Pub Date: May 29th, 2015
ISBN: 978-1-5141-3119-0
Publisher: CreateSpace

A mother and daughter fall for a pair of flashy bad boys in the wake of a family death in this debut novel.

High school graduate Heather Sand is still mourning the death of her father and dealing with the aftermath of a breakup as she works at Waymart (a deft parody of a big-box store). She’s a single young woman without a plan who lives with her frosty mother and disabled sister, Leah, both of whom frustrate her. She longs for more in life, which arrives on schedule in the form of a tough, flashy young man named Chris.

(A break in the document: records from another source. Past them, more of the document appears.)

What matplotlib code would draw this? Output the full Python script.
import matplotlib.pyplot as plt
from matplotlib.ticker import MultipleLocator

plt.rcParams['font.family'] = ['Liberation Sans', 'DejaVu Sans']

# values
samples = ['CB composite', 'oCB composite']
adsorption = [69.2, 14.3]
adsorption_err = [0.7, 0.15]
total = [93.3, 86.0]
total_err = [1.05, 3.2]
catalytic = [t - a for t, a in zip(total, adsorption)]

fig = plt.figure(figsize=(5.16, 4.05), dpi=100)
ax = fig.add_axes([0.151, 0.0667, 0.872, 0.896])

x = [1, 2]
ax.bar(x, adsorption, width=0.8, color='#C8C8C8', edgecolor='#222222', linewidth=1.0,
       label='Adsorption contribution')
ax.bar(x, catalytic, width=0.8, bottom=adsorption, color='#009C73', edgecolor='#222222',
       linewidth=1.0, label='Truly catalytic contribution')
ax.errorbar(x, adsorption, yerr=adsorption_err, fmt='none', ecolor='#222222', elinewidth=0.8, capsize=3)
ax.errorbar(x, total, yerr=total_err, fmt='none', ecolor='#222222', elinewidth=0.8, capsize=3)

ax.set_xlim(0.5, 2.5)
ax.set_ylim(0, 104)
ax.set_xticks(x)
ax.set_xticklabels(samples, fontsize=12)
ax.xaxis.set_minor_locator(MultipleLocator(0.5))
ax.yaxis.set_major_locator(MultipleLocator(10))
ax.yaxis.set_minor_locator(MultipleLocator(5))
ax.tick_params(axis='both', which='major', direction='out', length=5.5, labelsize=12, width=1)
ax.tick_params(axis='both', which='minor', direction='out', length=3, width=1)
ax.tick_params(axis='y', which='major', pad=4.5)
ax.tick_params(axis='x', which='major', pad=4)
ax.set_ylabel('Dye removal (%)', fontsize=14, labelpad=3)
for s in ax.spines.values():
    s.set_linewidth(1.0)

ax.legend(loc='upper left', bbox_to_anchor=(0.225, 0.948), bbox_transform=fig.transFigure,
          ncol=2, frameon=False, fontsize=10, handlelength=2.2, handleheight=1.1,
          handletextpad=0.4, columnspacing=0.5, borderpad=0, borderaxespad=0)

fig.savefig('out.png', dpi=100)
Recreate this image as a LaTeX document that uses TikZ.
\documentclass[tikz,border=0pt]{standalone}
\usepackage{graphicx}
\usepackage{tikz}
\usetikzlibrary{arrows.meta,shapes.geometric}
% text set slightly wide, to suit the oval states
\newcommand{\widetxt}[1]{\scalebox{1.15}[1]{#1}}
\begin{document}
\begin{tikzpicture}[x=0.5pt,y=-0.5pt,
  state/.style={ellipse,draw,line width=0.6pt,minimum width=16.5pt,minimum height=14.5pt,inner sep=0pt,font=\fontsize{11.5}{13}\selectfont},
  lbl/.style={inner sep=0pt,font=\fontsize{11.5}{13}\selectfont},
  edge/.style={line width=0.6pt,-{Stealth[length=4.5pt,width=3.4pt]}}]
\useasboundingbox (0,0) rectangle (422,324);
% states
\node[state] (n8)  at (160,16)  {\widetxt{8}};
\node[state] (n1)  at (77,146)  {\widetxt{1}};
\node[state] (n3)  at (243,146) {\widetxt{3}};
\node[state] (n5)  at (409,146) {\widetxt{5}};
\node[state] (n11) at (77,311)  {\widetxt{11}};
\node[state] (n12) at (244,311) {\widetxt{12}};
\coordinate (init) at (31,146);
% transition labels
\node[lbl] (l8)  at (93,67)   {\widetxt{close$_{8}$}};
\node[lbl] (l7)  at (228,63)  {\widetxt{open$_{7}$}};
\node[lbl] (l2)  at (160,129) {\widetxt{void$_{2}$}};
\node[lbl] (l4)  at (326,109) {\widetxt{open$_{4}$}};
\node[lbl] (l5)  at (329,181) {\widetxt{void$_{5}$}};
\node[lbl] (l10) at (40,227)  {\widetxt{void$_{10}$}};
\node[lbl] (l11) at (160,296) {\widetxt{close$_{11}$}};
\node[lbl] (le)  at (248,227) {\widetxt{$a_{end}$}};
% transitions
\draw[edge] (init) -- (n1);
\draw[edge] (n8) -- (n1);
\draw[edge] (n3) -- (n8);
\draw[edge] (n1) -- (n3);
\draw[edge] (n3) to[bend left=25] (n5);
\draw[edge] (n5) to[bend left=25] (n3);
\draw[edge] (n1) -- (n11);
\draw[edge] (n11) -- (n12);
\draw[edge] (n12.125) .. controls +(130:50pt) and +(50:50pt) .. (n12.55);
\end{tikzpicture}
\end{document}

He drives a Mercedes and catches Heather’s eye “like a neon sign.” She’s swept off her feet, but Chris has his own demons to contend with, including a drunk, neglectful mother and a violent streak that Heather witnesses for herself. “Bad boys,” her mother warns her, are “mysterious, emotionally unavailable and fairly abusive….You don’t love a bad boy, you’re mystified and seduced by them, like a drug.” She knows what she’s talking about, as she also falls for a dangerous, possessive man during the course of the story—one who has even fewer redeeming qualities than Chris. Relationships, both brutal and redemptive, are at the heart of Reilly’s debut. The author shows a good grasp of why people make the same mistakes over and over, and of the intense, fragile pleasure when a long-nursed desire is finally fulfilled. Unfortunately, this perceptive vision is couched in awkward prose, including dangling modifiers and sometimes-confounding phrases (“It made Heather played with her hair as the women glandered over her”). With a stronger edit, it would likely have deserved higher praise.

An observant, perceptive, but unevenly written story of difficult love and tantalizing possibility.